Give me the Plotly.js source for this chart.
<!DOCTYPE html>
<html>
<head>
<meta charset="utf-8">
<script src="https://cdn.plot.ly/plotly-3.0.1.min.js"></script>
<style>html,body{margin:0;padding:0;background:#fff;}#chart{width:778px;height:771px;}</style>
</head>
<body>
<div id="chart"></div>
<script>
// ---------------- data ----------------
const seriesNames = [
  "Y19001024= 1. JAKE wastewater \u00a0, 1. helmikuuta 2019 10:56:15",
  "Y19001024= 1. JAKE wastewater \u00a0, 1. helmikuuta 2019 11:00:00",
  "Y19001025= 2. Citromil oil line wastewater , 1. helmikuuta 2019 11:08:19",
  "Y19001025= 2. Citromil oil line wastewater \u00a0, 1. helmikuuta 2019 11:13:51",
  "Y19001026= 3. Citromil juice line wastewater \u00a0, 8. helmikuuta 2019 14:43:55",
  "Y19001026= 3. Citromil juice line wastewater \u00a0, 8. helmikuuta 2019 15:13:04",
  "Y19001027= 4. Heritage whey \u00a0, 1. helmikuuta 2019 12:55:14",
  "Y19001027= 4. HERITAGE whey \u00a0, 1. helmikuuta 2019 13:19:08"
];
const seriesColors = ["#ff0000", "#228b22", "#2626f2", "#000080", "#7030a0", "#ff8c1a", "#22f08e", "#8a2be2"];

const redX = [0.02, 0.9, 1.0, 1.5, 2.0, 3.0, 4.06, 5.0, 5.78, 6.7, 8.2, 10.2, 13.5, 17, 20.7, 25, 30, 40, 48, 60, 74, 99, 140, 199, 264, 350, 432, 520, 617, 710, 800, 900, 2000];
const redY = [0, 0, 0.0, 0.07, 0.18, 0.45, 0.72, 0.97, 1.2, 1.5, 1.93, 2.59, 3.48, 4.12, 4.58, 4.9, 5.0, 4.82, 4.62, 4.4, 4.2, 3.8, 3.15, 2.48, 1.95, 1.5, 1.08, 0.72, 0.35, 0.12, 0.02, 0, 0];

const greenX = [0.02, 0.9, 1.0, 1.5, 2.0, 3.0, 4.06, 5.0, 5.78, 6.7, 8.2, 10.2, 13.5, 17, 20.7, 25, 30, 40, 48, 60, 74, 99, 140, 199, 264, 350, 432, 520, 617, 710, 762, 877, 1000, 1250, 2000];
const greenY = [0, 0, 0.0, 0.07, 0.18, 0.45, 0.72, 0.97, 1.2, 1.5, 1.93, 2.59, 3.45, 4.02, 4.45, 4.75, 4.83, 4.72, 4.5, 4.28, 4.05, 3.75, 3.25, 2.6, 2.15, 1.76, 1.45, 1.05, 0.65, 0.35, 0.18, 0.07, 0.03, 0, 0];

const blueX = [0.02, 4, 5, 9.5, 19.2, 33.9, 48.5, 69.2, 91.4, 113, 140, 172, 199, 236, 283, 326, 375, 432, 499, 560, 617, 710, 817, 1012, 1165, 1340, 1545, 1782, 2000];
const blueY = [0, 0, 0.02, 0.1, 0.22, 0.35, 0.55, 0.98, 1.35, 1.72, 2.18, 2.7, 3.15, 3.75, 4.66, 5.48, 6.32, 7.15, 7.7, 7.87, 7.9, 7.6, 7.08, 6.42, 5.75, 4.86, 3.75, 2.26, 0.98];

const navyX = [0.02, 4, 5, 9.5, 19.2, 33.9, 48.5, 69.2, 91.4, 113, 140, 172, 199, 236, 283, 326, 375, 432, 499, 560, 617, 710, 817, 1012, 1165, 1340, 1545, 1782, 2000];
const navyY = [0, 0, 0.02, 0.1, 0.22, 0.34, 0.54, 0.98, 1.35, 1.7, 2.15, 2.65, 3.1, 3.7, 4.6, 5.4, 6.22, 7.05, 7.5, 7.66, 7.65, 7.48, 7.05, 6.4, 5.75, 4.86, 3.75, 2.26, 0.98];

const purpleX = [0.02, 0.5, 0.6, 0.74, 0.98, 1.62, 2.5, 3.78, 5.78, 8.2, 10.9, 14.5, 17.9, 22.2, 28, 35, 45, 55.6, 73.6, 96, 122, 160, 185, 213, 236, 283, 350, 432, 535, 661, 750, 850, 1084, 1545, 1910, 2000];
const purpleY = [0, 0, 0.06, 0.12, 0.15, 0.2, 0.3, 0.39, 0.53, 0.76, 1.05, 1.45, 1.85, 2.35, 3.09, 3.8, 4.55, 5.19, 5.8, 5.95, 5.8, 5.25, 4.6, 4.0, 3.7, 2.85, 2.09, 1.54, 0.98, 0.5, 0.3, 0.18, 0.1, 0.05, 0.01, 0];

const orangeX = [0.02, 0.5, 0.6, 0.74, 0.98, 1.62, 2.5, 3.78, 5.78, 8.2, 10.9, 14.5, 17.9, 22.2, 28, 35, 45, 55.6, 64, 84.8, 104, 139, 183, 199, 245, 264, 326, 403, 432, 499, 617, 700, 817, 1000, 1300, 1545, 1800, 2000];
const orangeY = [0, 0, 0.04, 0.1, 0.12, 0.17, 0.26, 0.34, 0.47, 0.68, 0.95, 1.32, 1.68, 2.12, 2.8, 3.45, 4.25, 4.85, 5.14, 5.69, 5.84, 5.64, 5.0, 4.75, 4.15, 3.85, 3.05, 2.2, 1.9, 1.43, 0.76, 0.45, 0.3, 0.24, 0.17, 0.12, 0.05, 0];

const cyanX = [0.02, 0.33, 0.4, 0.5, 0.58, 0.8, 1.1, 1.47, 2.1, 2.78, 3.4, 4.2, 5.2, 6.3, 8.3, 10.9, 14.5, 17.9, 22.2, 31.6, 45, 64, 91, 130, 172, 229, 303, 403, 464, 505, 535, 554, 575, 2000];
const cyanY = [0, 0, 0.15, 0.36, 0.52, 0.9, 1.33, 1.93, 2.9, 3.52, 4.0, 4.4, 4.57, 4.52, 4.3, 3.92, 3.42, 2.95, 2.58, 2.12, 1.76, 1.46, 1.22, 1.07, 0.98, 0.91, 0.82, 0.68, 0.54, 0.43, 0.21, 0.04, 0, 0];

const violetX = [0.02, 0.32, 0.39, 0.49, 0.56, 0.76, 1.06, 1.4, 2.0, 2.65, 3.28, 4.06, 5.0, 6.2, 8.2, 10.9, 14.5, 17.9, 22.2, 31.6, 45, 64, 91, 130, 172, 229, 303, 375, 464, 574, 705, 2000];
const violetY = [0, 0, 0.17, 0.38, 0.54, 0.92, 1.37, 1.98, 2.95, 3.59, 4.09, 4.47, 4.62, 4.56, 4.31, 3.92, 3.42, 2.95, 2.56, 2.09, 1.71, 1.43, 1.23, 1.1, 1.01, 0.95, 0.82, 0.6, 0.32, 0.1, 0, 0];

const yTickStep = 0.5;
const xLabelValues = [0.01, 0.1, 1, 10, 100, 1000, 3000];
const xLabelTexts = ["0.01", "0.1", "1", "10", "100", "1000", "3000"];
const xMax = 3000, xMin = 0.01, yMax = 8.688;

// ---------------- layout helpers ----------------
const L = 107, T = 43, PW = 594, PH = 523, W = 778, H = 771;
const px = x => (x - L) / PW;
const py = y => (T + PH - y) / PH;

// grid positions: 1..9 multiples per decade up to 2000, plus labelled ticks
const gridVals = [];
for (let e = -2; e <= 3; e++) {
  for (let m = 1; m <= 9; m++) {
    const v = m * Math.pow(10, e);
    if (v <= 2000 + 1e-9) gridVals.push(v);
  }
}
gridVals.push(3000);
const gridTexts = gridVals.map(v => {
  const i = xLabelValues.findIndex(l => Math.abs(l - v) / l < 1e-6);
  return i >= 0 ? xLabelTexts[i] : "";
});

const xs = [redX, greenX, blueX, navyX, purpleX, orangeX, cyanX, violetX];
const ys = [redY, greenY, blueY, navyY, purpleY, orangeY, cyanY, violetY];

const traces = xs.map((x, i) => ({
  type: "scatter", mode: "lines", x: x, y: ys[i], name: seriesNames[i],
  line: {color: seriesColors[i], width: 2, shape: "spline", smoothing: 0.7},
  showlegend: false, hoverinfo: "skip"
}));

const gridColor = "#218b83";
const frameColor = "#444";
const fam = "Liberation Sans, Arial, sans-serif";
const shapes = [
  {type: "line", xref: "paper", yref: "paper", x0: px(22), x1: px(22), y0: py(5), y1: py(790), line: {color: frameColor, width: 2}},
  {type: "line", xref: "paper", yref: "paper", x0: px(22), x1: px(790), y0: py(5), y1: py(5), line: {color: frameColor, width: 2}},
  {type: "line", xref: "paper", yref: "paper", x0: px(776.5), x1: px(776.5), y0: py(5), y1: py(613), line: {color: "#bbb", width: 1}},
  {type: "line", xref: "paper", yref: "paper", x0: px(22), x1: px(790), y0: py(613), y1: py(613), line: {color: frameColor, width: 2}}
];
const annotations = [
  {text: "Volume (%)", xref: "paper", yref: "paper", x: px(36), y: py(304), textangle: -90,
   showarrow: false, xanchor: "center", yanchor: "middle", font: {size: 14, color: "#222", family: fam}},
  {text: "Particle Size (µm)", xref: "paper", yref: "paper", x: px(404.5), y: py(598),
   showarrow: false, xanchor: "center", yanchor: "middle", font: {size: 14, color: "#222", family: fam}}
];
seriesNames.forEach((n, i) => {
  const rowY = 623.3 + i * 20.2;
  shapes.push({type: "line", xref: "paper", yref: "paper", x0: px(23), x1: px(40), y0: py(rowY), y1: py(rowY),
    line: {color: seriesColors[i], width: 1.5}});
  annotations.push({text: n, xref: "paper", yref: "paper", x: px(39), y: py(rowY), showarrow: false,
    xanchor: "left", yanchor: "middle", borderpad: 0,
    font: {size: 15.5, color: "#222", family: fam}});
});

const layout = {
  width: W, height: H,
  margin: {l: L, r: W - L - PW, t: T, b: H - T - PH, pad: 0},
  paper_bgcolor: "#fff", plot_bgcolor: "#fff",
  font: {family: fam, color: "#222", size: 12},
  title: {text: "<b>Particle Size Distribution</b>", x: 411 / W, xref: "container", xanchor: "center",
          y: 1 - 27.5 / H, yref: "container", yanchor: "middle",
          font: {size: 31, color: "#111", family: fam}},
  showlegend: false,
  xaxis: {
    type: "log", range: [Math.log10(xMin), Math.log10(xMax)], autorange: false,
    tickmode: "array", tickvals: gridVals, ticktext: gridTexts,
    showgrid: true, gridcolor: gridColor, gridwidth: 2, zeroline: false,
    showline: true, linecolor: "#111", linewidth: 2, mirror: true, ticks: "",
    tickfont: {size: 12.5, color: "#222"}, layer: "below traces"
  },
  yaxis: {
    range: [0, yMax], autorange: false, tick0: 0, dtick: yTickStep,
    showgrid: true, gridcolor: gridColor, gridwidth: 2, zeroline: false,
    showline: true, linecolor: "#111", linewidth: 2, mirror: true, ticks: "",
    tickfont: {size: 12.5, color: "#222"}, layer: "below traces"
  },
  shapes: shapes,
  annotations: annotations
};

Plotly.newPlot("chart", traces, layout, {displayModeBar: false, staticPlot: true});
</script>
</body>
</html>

=====

• _WORK TO BE COMPLETED_
Look through the material above and pick out each line holding the word "chart".

• _RESPONSE BELOW_
Give me the Plotly.js source for this chart.
<style>html,body{margin:0;padding:0;background:#fff;}#chart{width:778px;height:771px;}</style>
<div id="chart"></div>
Plotly.newPlot("chart", traces, layout, {displayModeBar: false, staticPlot: true});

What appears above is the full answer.